Borrowed to the Hilt

President Biden’s SAVE plan isn’t going to rescue the tens of millions of Americans that together owe more than $1.7 trillion.

A lot of the problems that SAVE tries to correct can be traced back to a law that most history textbooks celebrate. The 1965 Higher Education Act appeared, on its face, to be a major investment in higher education, which, up to that point, had been largely under the control of states, religious groups, and wealthy donors; some campuses still bear the latter’s names, like Andrew Carnegie, Andrew Mellon, and Leland Stanford. The law did, in fact, devote money to campuses and their libraries; it also included provisions for grants, work-study options, and student loans. In signing the bill, President Lyndon Johnson seemed to be promising all Americans a path to college: “Education is no longer a luxury,” he insisted. “Education in this day and age is a necessity.”

At the time, student loans seemed really risky. A banker cannot repossess and sell a student’s credit hours or degrees to someone else.
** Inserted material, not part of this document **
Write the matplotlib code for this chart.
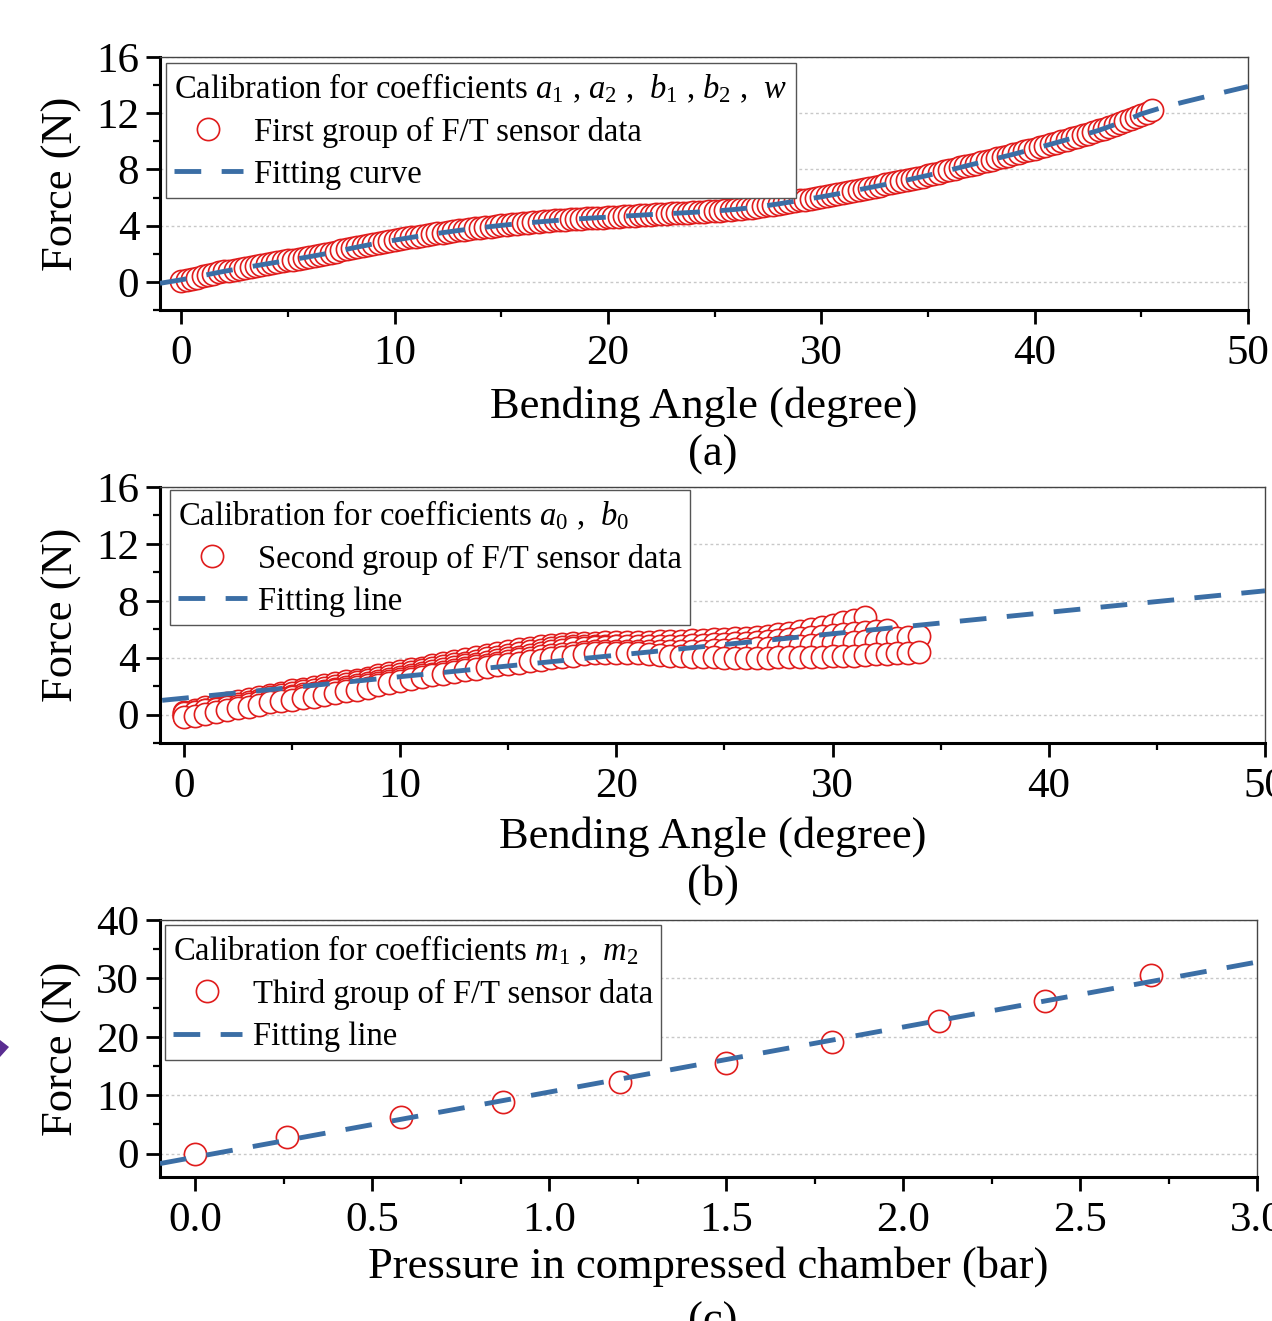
import numpy as np
import matplotlib
matplotlib.use('Agg')
import matplotlib.pyplot as plt
from matplotlib.patches import Polygon
from matplotlib.ticker import MultipleLocator, FormatStrFormatter

plt.rcParams['font.family'] = 'Liberation Serif'
plt.rcParams['mathtext.fontset'] = 'custom'
plt.rcParams['mathtext.rm'] = 'Liberation Serif'
plt.rcParams['mathtext.it'] = 'Liberation Serif:italic'

rot = '#e01c1c'
blau = '#3b6ea5'

# (a) erste Messreihe: Kraft ueber Biegewinkel
winkel_a = np.arange(0, 45.51, 0.25)
kraft_a = [0.05, 0.14, 0.22, 0.31, 0.40, 0.49, 0.58, 0.67, 0.75, 0.81, 0.87, 0.94,
           1.00, 1.07, 1.14, 1.20, 1.27, 1.33, 1.40, 1.46, 1.53, 1.59, 1.65, 1.72,
           1.78, 1.85, 1.92, 2.00, 2.07, 2.16, 2.25, 2.33, 2.42, 2.50, 2.57, 2.65,
           2.72, 2.79, 2.85, 2.92, 2.98, 3.04, 3.10, 3.16, 3.22, 3.28, 3.34, 3.39,
           3.45, 3.50, 3.56, 3.61, 3.66, 3.71, 3.76, 3.81, 3.86, 3.90, 3.94, 3.98,
           4.02, 4.06, 4.10, 4.14, 4.18, 4.21, 4.25, 4.28, 4.31, 4.34, 4.37, 4.40,
           4.43, 4.45, 4.48, 4.50, 4.52, 4.54, 4.56, 4.58, 4.60, 4.63, 4.65, 4.68,
           4.70, 4.72, 4.75, 4.77, 4.79, 4.81, 4.83, 4.85, 4.87, 4.89, 4.91, 4.93,
           4.95, 4.97, 4.99, 5.02, 5.04, 5.07, 5.10, 5.13, 5.16, 5.20, 5.24, 5.29,
           5.33, 5.38, 5.44, 5.49, 5.55, 5.61, 5.67, 5.74, 5.80, 5.86, 5.92, 5.99,
           6.05, 6.12, 6.19, 6.26, 6.33, 6.40, 6.48, 6.55, 6.63, 6.70, 6.78, 6.85,
           6.93, 7.01, 7.08, 7.16, 7.24, 7.32, 7.41, 7.49, 7.58, 7.67, 7.76, 7.86,
           7.95, 8.04, 8.14, 8.23, 8.33, 8.42, 8.51, 8.61, 8.70, 8.79, 8.89, 8.98,
           9.08, 9.18, 9.28, 9.38, 9.48, 9.58, 9.69, 9.79, 9.90, 10.01, 10.11, 10.22,
           10.33, 10.44, 10.55, 10.67, 10.78, 10.90, 11.02, 11.15, 11.28, 11.42, 11.57, 11.73,
           11.90, 12.05, 12.20]
fit_winkel_a = list(range(-1, 51))
fit_kraft_a = [-0.10, 0.15, 0.45, 0.75, 1.02, 1.28, 1.53, 1.79, 2.07, 2.40, 2.70, 2.97,
               3.22, 3.45, 3.66, 3.85, 4.02, 4.17, 4.30, 4.42, 4.52, 4.61, 4.70, 4.79,
               4.87, 4.95, 5.04, 5.16, 5.33, 5.55, 5.80, 6.05, 6.33, 6.63, 6.93, 7.24,
               7.58, 7.95, 8.33, 8.70, 9.08, 9.48, 9.90, 10.33, 10.78, 11.32, 11.95, 12.42,
               12.80, 13.17, 13.54, 13.90]

# (b) zweite Messreihe: mehrere Be- und Entlastungszyklen
kraft_b_1 = [0.20, 0.35, 0.50, 0.65, 0.80, 0.95, 1.10, 1.25, 1.40, 1.55, 1.70, 1.83,
             1.95, 2.08, 2.20, 2.33, 2.45, 2.60, 2.75, 2.90, 3.05, 3.18, 3.30, 3.45,
             3.60, 3.75, 3.90, 4.05, 4.20, 4.33, 4.45, 4.58, 4.70, 4.80, 4.90, 4.95,
             5.00, 5.03, 5.05, 5.08, 5.10, 5.10, 5.10, 5.13, 5.15, 5.18, 5.20, 5.23,
             5.25, 5.28, 5.30, 5.35, 5.40, 5.48, 5.55, 5.65, 5.75, 5.88, 6.00, 6.15,
             6.30, 6.48, 6.65, 6.85]
kraft_b_2 = [0.00, 0.15, 0.30, 0.45, 0.60, 0.75, 0.90, 1.05, 1.20, 1.35, 1.50, 1.63,
             1.75, 1.88, 2.00, 2.15, 2.30, 2.45, 2.60, 2.73, 2.85, 2.98, 3.10, 3.25,
             3.40, 3.53, 3.65, 3.80, 3.95, 4.08, 4.20, 4.33, 4.45, 4.55, 4.65, 4.73,
             4.80, 4.83, 4.85, 4.83, 4.80, 4.78, 4.75, 4.73, 4.70, 4.70, 4.70, 4.73,
             4.75, 4.78, 4.80, 4.85, 4.90, 4.95, 5.00, 5.05, 5.10, 5.18, 5.25, 5.33,
             5.40, 5.45, 5.50, 5.58]
kraft_b_3 = [-0.10, 0.03, 0.15, 0.28, 0.40, 0.55, 0.70, 0.85, 1.00, 1.15, 1.30, 1.43,
             1.55, 1.68, 1.80, 1.93, 2.05, 2.20, 2.35, 2.50, 2.65, 2.80, 2.95, 3.08,
             3.20, 3.33, 3.45, 3.58, 3.70, 3.83, 3.95, 4.08, 4.20, 4.33, 4.45, 4.55,
             4.65, 4.70, 4.75, 4.78, 4.80, 4.80, 4.80, 4.80, 4.80, 4.83, 4.85, 4.88,
             4.90, 4.93, 4.95, 5.00, 5.05, 5.10, 5.15, 5.23, 5.30, 5.38, 5.45, 5.53,
             5.60, 5.68, 5.75, 5.83, 5.90, 5.97]
kraft_b_4 = [0.10, 0.20, 0.30, 0.40, 0.50, 0.63, 0.75, 0.88, 1.00, 1.10, 1.20, 1.33,
             1.45, 1.58, 1.70, 1.83, 1.95, 2.08, 2.20, 2.35, 2.50, 2.63, 2.75, 2.88,
             3.00, 3.13, 3.25, 3.38, 3.50, 3.63, 3.75, 3.88, 4.00, 4.10, 4.20, 4.28,
             4.35, 4.40, 4.45, 4.48, 4.50, 4.50, 4.50, 4.48, 4.45, 4.45, 4.45, 4.48,
             4.50, 4.53, 4.55, 4.58, 4.60, 4.65, 4.70, 4.75, 4.80, 4.85, 4.90, 4.95,
             5.00, 5.05, 5.10, 5.15, 5.20, 5.28, 5.35, 5.43, 5.50]
kraft_b_5 = [-0.20, -0.08, 0.05, 0.18, 0.30, 0.43, 0.55, 0.70, 0.85, 0.95, 1.05, 1.15,
             1.25, 1.38, 1.50, 1.63, 1.75, 1.90, 2.05, 2.20, 2.35, 2.50, 2.65, 2.75,
             2.85, 2.98, 3.10, 3.23, 3.35, 3.45, 3.55, 3.65, 3.75, 3.85, 3.95, 4.05,
             4.15, 4.23, 4.30, 4.33, 4.35, 4.33, 4.30, 4.25, 4.20, 4.15, 4.10, 4.08,
             4.05, 4.03, 4.00, 4.00, 4.00, 4.00, 4.00, 4.03, 4.05, 4.05, 4.05, 4.08,
             4.10, 4.13, 4.15, 4.20, 4.25, 4.28, 4.30, 4.35, 4.40]
zyklen_b = [kraft_b_1, kraft_b_2, kraft_b_3, kraft_b_4, kraft_b_5]
fit_winkel_b = [-1, 50]
fit_kraft_b = [1.0, 8.7]

# (c) dritte Messreihe: Kraft ueber Kammerdruck
druck_c = [0.0, 0.26, 0.58, 0.87, 1.2, 1.5, 1.8, 2.1, 2.4, 2.7]
kraft_c = [0.0, 2.9, 6.2, 8.9, 12.2, 15.6, 19.1, 22.7, 26.1, 30.6]
fit_druck_c = [-0.1, 3.0]
fit_kraft_c = [-1.7, 32.8]


def achse_stylen(ax, xlim, ylim, xmaj, xmin, ymaj, ymin):
    ax.set_xlim(*xlim)
    ax.set_ylim(*ylim)
    ax.xaxis.set_major_locator(MultipleLocator(xmaj))
    ax.xaxis.set_minor_locator(MultipleLocator(xmin))
    ax.yaxis.set_major_locator(MultipleLocator(ymaj))
    ax.yaxis.set_minor_locator(MultipleLocator(ymin))
    for s in ['left', 'bottom']:
        ax.spines[s].set_linewidth(2.2)
    for s in ['top', 'right']:
        ax.spines[s].set_linewidth(1.0)
        ax.spines[s].set_color('#444444')
    ax.tick_params(which='major', direction='out', length=10, width=2, labelsize=31)
    ax.tick_params(which='minor', direction='out', length=5, width=1.6)
    ax.tick_params(axis='x', which='major', pad=8)
    ax.tick_params(axis='y', which='major', pad=5)
    ax.yaxis.grid(True, which='major', color='#c8c8c8', linestyle=(0, (2, 2)), linewidth=1)
    ax.set_axisbelow(True)


def punkte(ax, x, y):
    return ax.plot(x, y, ls='none', marker='o', ms=16, mfc='white', mec=rot,
                   mew=1.2, zorder=2)[0]


def fitlinie(ax, x, y):
    return ax.plot(x, y, color=blau, lw=3.5, ls=(0, (5.5, 4.2)), zorder=3)[0]


def legende(ax, handles, labels, titel, pos):
    leg = ax.legend(handles, labels, title=titel, loc='upper left', bbox_to_anchor=pos,
                    borderaxespad=0, fontsize=23.5, title_fontsize=23.5, alignment='left',
                    frameon=True, fancybox=False, framealpha=1, edgecolor='#555555',
                    borderpad=0.25, labelspacing=0.36, handlelength=2.1,
                    handletextpad=0.35, numpoints=1)
    leg.get_frame().set_linewidth(1.0)


fig = plt.figure(figsize=(12.72, 13.21), dpi=100)

# Panel (a)
ax1 = fig.add_axes([0.12579, 0.76533, 0.85535, 0.19152])
achse_stylen(ax1, (-1, 50), (-2, 16), 10, 5, 4, 2)
p1 = punkte(ax1, winkel_a, kraft_a)
f1 = fitlinie(ax1, fit_winkel_a, fit_kraft_a)
legende(ax1, [p1, f1], ['First group of F/T sensor data', 'Fitting curve'],
        r'Calibration for coefficients $\mathit{a}_{\mathit{1}}$ , $\mathit{a}_{\mathit{2}}$ ,  '
        r'$\mathit{b}_{\mathit{1}}$ , $\mathit{b}_{\mathit{2}}$ ,  $\mathit{w}$',
        (0.0055, 0.976))
ax1.set_xlabel('Bending Angle (degree)', fontsize=32)
ax1.set_ylabel('Force (N)', fontsize=32)
ax1.xaxis.set_label_coords(0.5, -0.30)
ax1.yaxis.set_label_coords(-0.072, 0.5)

# Panel (b)
ax2 = fig.add_axes([0.12579, 0.43755, 0.86871, 0.19379])
achse_stylen(ax2, (-1.1, 50), (-2, 16), 10, 5, 4, 2)
p2 = None
for kraft in zyklen_b:
    winkel = np.arange(len(kraft)) * 0.5
    linie = punkte(ax2, winkel, kraft)
    if p2 is None:
        p2 = linie
f2 = fitlinie(ax2, fit_winkel_b, fit_kraft_b)
legende(ax2, [p2, f2], ['Second group of F/T sensor data', 'Fitting line'],
        r'Calibration for coefficients $\mathit{a}_{\mathit{0}}$ ,  $\mathit{b}_{\mathit{0}}$',
        (0.009, 0.988))
ax2.set_xlabel('Bending Angle (degree)', fontsize=32)
ax2.set_ylabel('Force (N)', fontsize=32)
ax2.xaxis.set_label_coords(0.5, -0.285)
ax2.yaxis.set_label_coords(-0.071, 0.5)

# Panel (c)
ax3 = fig.add_axes([0.12579, 0.10901, 0.86242, 0.19455])
achse_stylen(ax3, (-0.1, 3.0), (-4, 40), 0.5, 0.25, 10, 5)
ax3.xaxis.set_major_formatter(FormatStrFormatter('%.1f'))
p3 = punkte(ax3, druck_c, kraft_c)
f3 = fitlinie(ax3, fit_druck_c, fit_kraft_c)
legende(ax3, [p3, f3], ['Third group of F/T sensor data', 'Fitting line'],
        r'Calibration for coefficients $\mathit{m}_{\mathit{1}}$ ,  $\mathit{m}_{\mathit{2}}$',
        (0.0046, 0.98))
ax3.set_xlabel('Pressure in compressed chamber (bar)', fontsize=32)
ax3.set_ylabel('Force (N)', fontsize=32)
ax3.xaxis.set_label_coords(0.5, -0.268)
ax3.yaxis.set_label_coords(-0.071, 0.5)

# Teilbild-Bezeichnungen
fig.text(713 / 1272, 1 - 455 / 1321, '(a)', ha='center', va='center', fontsize=32)
fig.text(713 / 1272, 1 - 885 / 1321, '(b)', ha='center', va='center', fontsize=32)
fig.text(713 / 1272, 1 - 1322 / 1321, '(c)', ha='center', va='center', fontsize=32)

# kleine Pfeilspitze am linken Rand
ecken = [(0 / 1272, 1 - 1040 / 1321), (9 / 1272, 1 - 1047 / 1321), (0 / 1272, 1 - 1057 / 1321)]
fig.patches.append(Polygon(ecken, closed=True, transform=fig.transFigure,
                           facecolor='#5a2d91', edgecolor='none'))

fig.savefig('out.png', dpi=100)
But the Guaranteed Student Loan Program assured lenders they would be repaid. The country was in the midst of building a Great Society while waging a War on Poverty at home and fighting communism abroad. All that was expensive. Better to use tuition revenue—not taxpayer money—to pay for the new dorms, classrooms, and campuses required to educate all those Boomers. And looking out for bankers had worked out well before. The federal mortgage program and its guarantee for lenders had turned a country of renters into a nation of homeowners without a costly public housing program. Student lending was going to be as safe as borrowing for a house.

Everyone would surely benefit. Alumni would have ten years to pay back banks with interest. Congress would set the interest rate so that it would be relatively low. At the time, it was 6 percent—slightly less than the federal mortgage rate. The Civil Rights Act, passed the year before, stipulated that federal funding could not go to institutions that discriminated on the basis of race, sex, religion, or country of origin. In a booming economy, graduates of all races would obviously find jobs. Inequality was destined to vanish.

But guaranteed student loans, like the mortgage program that inspired them, actually worsened inequality. With the Higher Education Act, lawmakers asked low-income Americans to spend more, over time, for the same degrees that wealthier families could pay for out of pocket. Instead of appropriating enough direct funding to universities to keep tuition low, Congress instead focused on “assisting” students—which left them holding the bill. Even if financial aid officers gave a student one of the federal grants, that scholarship wasn’t enough to cover all college costs.